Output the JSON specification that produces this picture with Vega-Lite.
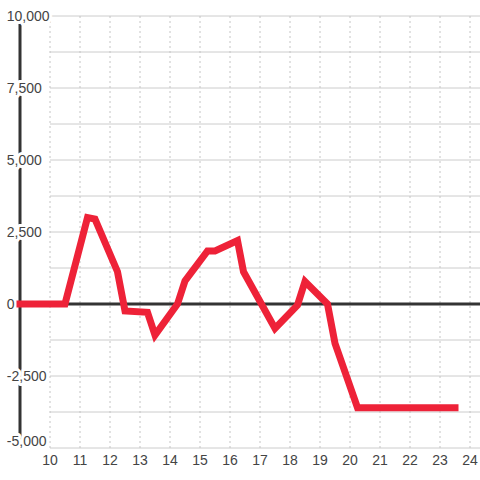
{
  "$schema": "https://vega.github.io/schema/vega-lite/v6.json",
  "width": 480,
  "height": 480,
  "autosize": {"type": "none"},
  "padding": 0,
  "background": "white",
  "config": {"view": {"stroke": null}},
  "datasets": {
    "hgrid": [{"v": -5000}, {"v": -3750}, {"v": -2500}, {"v": -1250}, {"v": 1250}, {"v": 2500}, {"v": 3750}, {"v": 5000}, {"v": 6250}, {"v": 7500}, {"v": 8750}, {"v": 10000}],
    "vgrid": [{"x": 10}, {"x": 11}, {"x": 12}, {"x": 13}, {"x": 14}, {"x": 15}, {"x": 16}, {"x": 17}, {"x": 18}, {"x": 19}, {"x": 20}, {"x": 21}, {"x": 22}, {"x": 23}, {"x": 24}],
    "ylab": [{"v": 10000, "t": "10,000"}, {"v": 7500, "t": "7,500"}, {"v": 5000, "t": "5,000"}, {"v": 2500, "t": "2,500"}, {"v": 0, "t": "0"}, {"v": -2500, "t": "-2,500"}],
    "ylab2": [{"v": -5000, "t": "-5,000"}],
    "series": [
      {"x": 9, "y": 0},
      {"x": 10.5, "y": 0},
      {"x": 11.25, "y": 3000},
      {"x": 11.5, "y": 2950},
      {"x": 12.25, "y": 1120},
      {"x": 12.5, "y": -240},
      {"x": 13.25, "y": -290},
      {"x": 13.5, "y": -1080},
      {"x": 14.25, "y": 0},
      {"x": 14.5, "y": 800},
      {"x": 15.25, "y": 1840},
      {"x": 15.5, "y": 1840},
      {"x": 16.25, "y": 2200},
      {"x": 16.45, "y": 1120},
      {"x": 17.5, "y": -850},
      {"x": 18.25, "y": -40},
      {"x": 18.5, "y": 780},
      {"x": 19.25, "y": 0},
      {"x": 19.5, "y": -1370},
      {"x": 20.25, "y": -3600},
      {"x": 23.5, "y": -3600}
    ]
  },
  "layer": [
    {
      "data": {"name": "hgrid"},
      "mark": {"type": "rule", "color": "#cccccc", "strokeWidth": 1},
      "encoding": {
        "y": {"field": "v", "type": "quantitative", "scale": {"domain": [-6111.1, 10555.6]}, "axis": null},
        "x": {"datum": 10, "type": "quantitative", "scale": {"domain": [8.3333, 24.3333]}, "axis": null},
        "x2": {"datum": 24.3333}
      }
    },
    {
      "data": {"name": "vgrid"},
      "mark": {"type": "rule", "color": "#c4c4c4", "strokeWidth": 1, "strokeDash": [2, 3]},
      "encoding": {
        "x": {"field": "x", "type": "quantitative", "scale": {"domain": [8.3333, 24.3333]}, "axis": null},
        "y": {"datum": -5000, "type": "quantitative", "scale": {"domain": [-6111.1, 10555.6]}, "axis": null},
        "y2": {"datum": 10000}
      }
    },
    {
      "data": {"values": [{}]},
      "mark": {"type": "rule", "color": "#333333", "strokeWidth": 3},
      "encoding": {
        "y": {"datum": 0, "type": "quantitative", "scale": {"domain": [-6111.1, 10555.6]}, "axis": null},
        "x": {"datum": 9, "type": "quantitative", "scale": {"domain": [8.3333, 24.3333]}, "axis": null},
        "x2": {"datum": 24.3333}
      }
    },
    {
      "data": {"values": [{}]},
      "mark": {"type": "rule", "color": "#333333", "strokeWidth": 3},
      "encoding": {
        "x": {"datum": 9, "type": "quantitative", "scale": {"domain": [8.3333, 24.3333]}, "axis": null},
        "y": {"datum": -5000, "type": "quantitative", "scale": {"domain": [-6111.1, 10555.6]}, "axis": null},
        "y2": {"datum": 10000}
      }
    },
    {
      "data": {"name": "ylab"},
      "mark": {"type": "text", "align": "left", "baseline": "middle", "dy": 1, "font": "Liberation Sans", "fontSize": 14, "color": "#444444", "stroke": "white", "strokeWidth": 6, "strokeJoin": "round"},
      "encoding": {
        "x": {"datum": 8.56, "type": "quantitative", "scale": {"domain": [8.3333, 24.3333]}, "axis": null},
        "y": {"field": "v", "type": "quantitative", "scale": {"domain": [-6111.1, 10555.6]}, "axis": null},
        "text": {"field": "t"}
      }
    },
    {
      "data": {"name": "ylab"},
      "mark": {"type": "text", "align": "left", "baseline": "middle", "dy": 1, "font": "Liberation Sans", "fontSize": 14, "color": "#444444"},
      "encoding": {
        "x": {"datum": 8.56, "type": "quantitative", "scale": {"domain": [8.3333, 24.3333]}, "axis": null},
        "y": {"field": "v", "type": "quantitative", "scale": {"domain": [-6111.1, 10555.6]}, "axis": null},
        "text": {"field": "t"}
      }
    },
    {
      "data": {"name": "ylab2"},
      "mark": {"type": "text", "align": "left", "baseline": "middle", "dy": -6, "font": "Liberation Sans", "fontSize": 14, "color": "#444444", "stroke": "white", "strokeWidth": 6, "strokeJoin": "round"},
      "encoding": {
        "x": {"datum": 8.56, "type": "quantitative", "scale": {"domain": [8.3333, 24.3333]}, "axis": null},
        "y": {"field": "v", "type": "quantitative", "scale": {"domain": [-6111.1, 10555.6]}, "axis": null},
        "text": {"field": "t"}
      }
    },
    {
      "data": {"name": "ylab2"},
      "mark": {"type": "text", "align": "left", "baseline": "middle", "dy": -6, "font": "Liberation Sans", "fontSize": 14, "color": "#444444"},
      "encoding": {
        "x": {"datum": 8.56, "type": "quantitative", "scale": {"domain": [8.3333, 24.3333]}, "axis": null},
        "y": {"field": "v", "type": "quantitative", "scale": {"domain": [-6111.1, 10555.6]}, "axis": null},
        "text": {"field": "t"}
      }
    },
    {
      "data": {"name": "vgrid"},
      "mark": {"type": "text", "align": "center", "baseline": "middle", "font": "Liberation Sans", "fontSize": 14, "color": "#444444"},
      "encoding": {
        "x": {"field": "x", "type": "quantitative", "scale": {"domain": [8.3333, 24.3333]}, "axis": null},
        "y": {"datum": -5450, "type": "quantitative", "scale": {"domain": [-6111.1, 10555.6]}, "axis": null},
        "text": {"field": "x", "type": "quantitative"}
      }
    },
    {
      "data": {"name": "series"},
      "mark": {"type": "line", "color": "#ee2238", "strokeWidth": 7, "strokeCap": "square"},
      "encoding": {
        "x": {"field": "x", "type": "quantitative", "scale": {"domain": [8.3333, 24.3333]}, "axis": null},
        "y": {"field": "y", "type": "quantitative", "scale": {"domain": [-6111.1, 10555.6]}, "axis": null}
      }
    }
  ]
}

# # #

Repeat all the data as it stands, dropping any images it holds.

Output the JSON specification that produces this picture with Vega-Lite.
{
  "$schema": "https://vega.github.io/schema/vega-lite/v6.json",
  "width": 480,
  "height": 480,
  "autosize": {"type": "none"},
  "padding": 0,
  "background": "white",
  "config": {"view": {"stroke": null}},
  "datasets": {
    "hgrid": [{"v": -5000}, {"v": -3750}, {"v": -2500}, {"v": -1250}, {"v": 1250}, {"v": 2500}, {"v": 3750}, {"v": 5000}, {"v": 6250}, {"v": 7500}, {"v": 8750}, {"v": 10000}],
    "vgrid": [{"x": 10}, {"x": 11}, {"x": 12}, {"x": 13}, {"x": 14}, {"x": 15}, {"x": 16}, {"x": 17}, {"x": 18}, {"x": 19}, {"x": 20}, {"x": 21}, {"x": 22}, {"x": 23}, {"x": 24}],
    "ylab": [{"v": 10000, "t": "10,000"}, {"v": 7500, "t": "7,500"}, {"v": 5000, "t": "5,000"}, {"v": 2500, "t": "2,500"}, {"v": 0, "t": "0"}, {"v": -2500, "t": "-2,500"}],
    "ylab2": [{"v": -5000, "t": "-5,000"}],
    "series": [
      {"x": 9, "y": 0},
      {"x": 10.5, "y": 0},
      {"x": 11.25, "y": 3000},
      {"x": 11.5, "y": 2950},
      {"x": 12.25, "y": 1120},
      {"x": 12.5, "y": -240},
      {"x": 13.25, "y": -290},
      {"x": 13.5, "y": -1080},
      {"x": 14.25, "y": 0},
      {"x": 14.5, "y": 800},
      {"x": 15.25, "y": 1840},
      {"x": 15.5, "y": 1840},
      {"x": 16.25, "y": 2200},
      {"x": 16.45, "y": 1120},
      {"x": 17.5, "y": -850},
      {"x": 18.25, "y": -40},
      {"x": 18.5, "y": 780},
      {"x": 19.25, "y": 0},
      {"x": 19.5, "y": -1370},
      {"x": 20.25, "y": -3600},
      {"x": 23.5, "y": -3600}
    ]
  },
  "layer": [
    {
      "data": {"name": "hgrid"},
      "mark": {"type": "rule", "color": "#cccccc", "strokeWidth": 1},
      "encoding": {
        "y": {"field": "v", "type": "quantitative", "scale": {"domain": [-6111.1, 10555.6]}, "axis": null},
        "x": {"datum": 10, "type": "quantitative", "scale": {"domain": [8.3333, 24.3333]}, "axis": null},
        "x2": {"datum": 24.3333}
      }
    },
    {
      "data": {"name": "vgrid"},
      "mark": {"type": "rule", "color": "#c4c4c4", "strokeWidth": 1, "strokeDash": [2, 3]},
      "encoding": {
        "x": {"field": "x", "type": "quantitative", "scale": {"domain": [8.3333, 24.3333]}, "axis": null},
        "y": {"datum": -5000, "type": "quantitative", "scale": {"domain": [-6111.1, 10555.6]}, "axis": null},
        "y2": {"datum": 10000}
      }
    },
    {
      "data": {"values": [{}]},
      "mark": {"type": "rule", "color": "#333333", "strokeWidth": 3},
      "encoding": {
        "y": {"datum": 0, "type": "quantitative", "scale": {"domain": [-6111.1, 10555.6]}, "axis": null},
        "x": {"datum": 9, "type": "quantitative", "scale": {"domain": [8.3333, 24.3333]}, "axis": null},
        "x2": {"datum": 24.3333}
      }
    },
    {
      "data": {"values": [{}]},
      "mark": {"type": "rule", "color": "#333333", "strokeWidth": 3},
      "encoding": {
        "x": {"datum": 9, "type": "quantitative", "scale": {"domain": [8.3333, 24.3333]}, "axis": null},
        "y": {"datum": -5000, "type": "quantitative", "scale": {"domain": [-6111.1, 10555.6]}, "axis": null},
        "y2": {"datum": 10000}
      }
    },
    {
      "data": {"name": "ylab"},
      "mark": {"type": "text", "align": "left", "baseline": "middle", "dy": 1, "font": "Liberation Sans", "fontSize": 14, "color": "#444444", "stroke": "white", "strokeWidth": 6, "strokeJoin": "round"},
      "encoding": {
        "x": {"datum": 8.56, "type": "quantitative", "scale": {"domain": [8.3333, 24.3333]}, "axis": null},
        "y": {"field": "v", "type": "quantitative", "scale": {"domain": [-6111.1, 10555.6]}, "axis": null},
        "text": {"field": "t"}
      }
    },
    {
      "data": {"name": "ylab"},
      "mark": {"type": "text", "align": "left", "baseline": "middle", "dy": 1, "font": "Liberation Sans", "fontSize": 14, "color": "#444444"},
      "encoding": {
        "x": {"datum": 8.56, "type": "quantitative", "scale": {"domain": [8.3333, 24.3333]}, "axis": null},
        "y": {"field": "v", "type": "quantitative", "scale": {"domain": [-6111.1, 10555.6]}, "axis": null},
        "text": {"field": "t"}
      }
    },
    {
      "data": {"name": "ylab2"},
      "mark": {"type": "text", "align": "left", "baseline": "middle", "dy": -6, "font": "Liberation Sans", "fontSize": 14, "color": "#444444", "stroke": "white", "strokeWidth": 6, "strokeJoin": "round"},
      "encoding": {
        "x": {"datum": 8.56, "type": "quantitative", "scale": {"domain": [8.3333, 24.3333]}, "axis": null},
        "y": {"field": "v", "type": "quantitative", "scale": {"domain": [-6111.1, 10555.6]}, "axis": null},
        "text": {"field": "t"}
      }
    },
    {
      "data": {"name": "ylab2"},
      "mark": {"type": "text", "align": "left", "baseline": "middle", "dy": -6, "font": "Liberation Sans", "fontSize": 14, "color": "#444444"},
      "encoding": {
        "x": {"datum": 8.56, "type": "quantitative", "scale": {"domain": [8.3333, 24.3333]}, "axis": null},
        "y": {"field": "v", "type": "quantitative", "scale": {"domain": [-6111.1, 10555.6]}, "axis": null},
        "text": {"field": "t"}
      }
    },
    {
      "data": {"name": "vgrid"},
      "mark": {"type": "text", "align": "center", "baseline": "middle", "font": "Liberation Sans", "fontSize": 14, "color": "#444444"},
      "encoding": {
        "x": {"field": "x", "type": "quantitative", "scale": {"domain": [8.3333, 24.3333]}, "axis": null},
        "y": {"datum": -5450, "type": "quantitative", "scale": {"domain": [-6111.1, 10555.6]}, "axis": null},
        "text": {"field": "x", "type": "quantitative"}
      }
    },
    {
      "data": {"name": "series"},
      "mark": {"type": "line", "color": "#ee2238", "strokeWidth": 7, "strokeCap": "square"},
      "encoding": {
        "x": {"field": "x", "type": "quantitative", "scale": {"domain": [8.3333, 24.3333]}, "axis": null},
        "y": {"field": "y", "type": "quantitative", "scale": {"domain": [-6111.1, 10555.6]}, "axis": null}
      }
    }
  ]
}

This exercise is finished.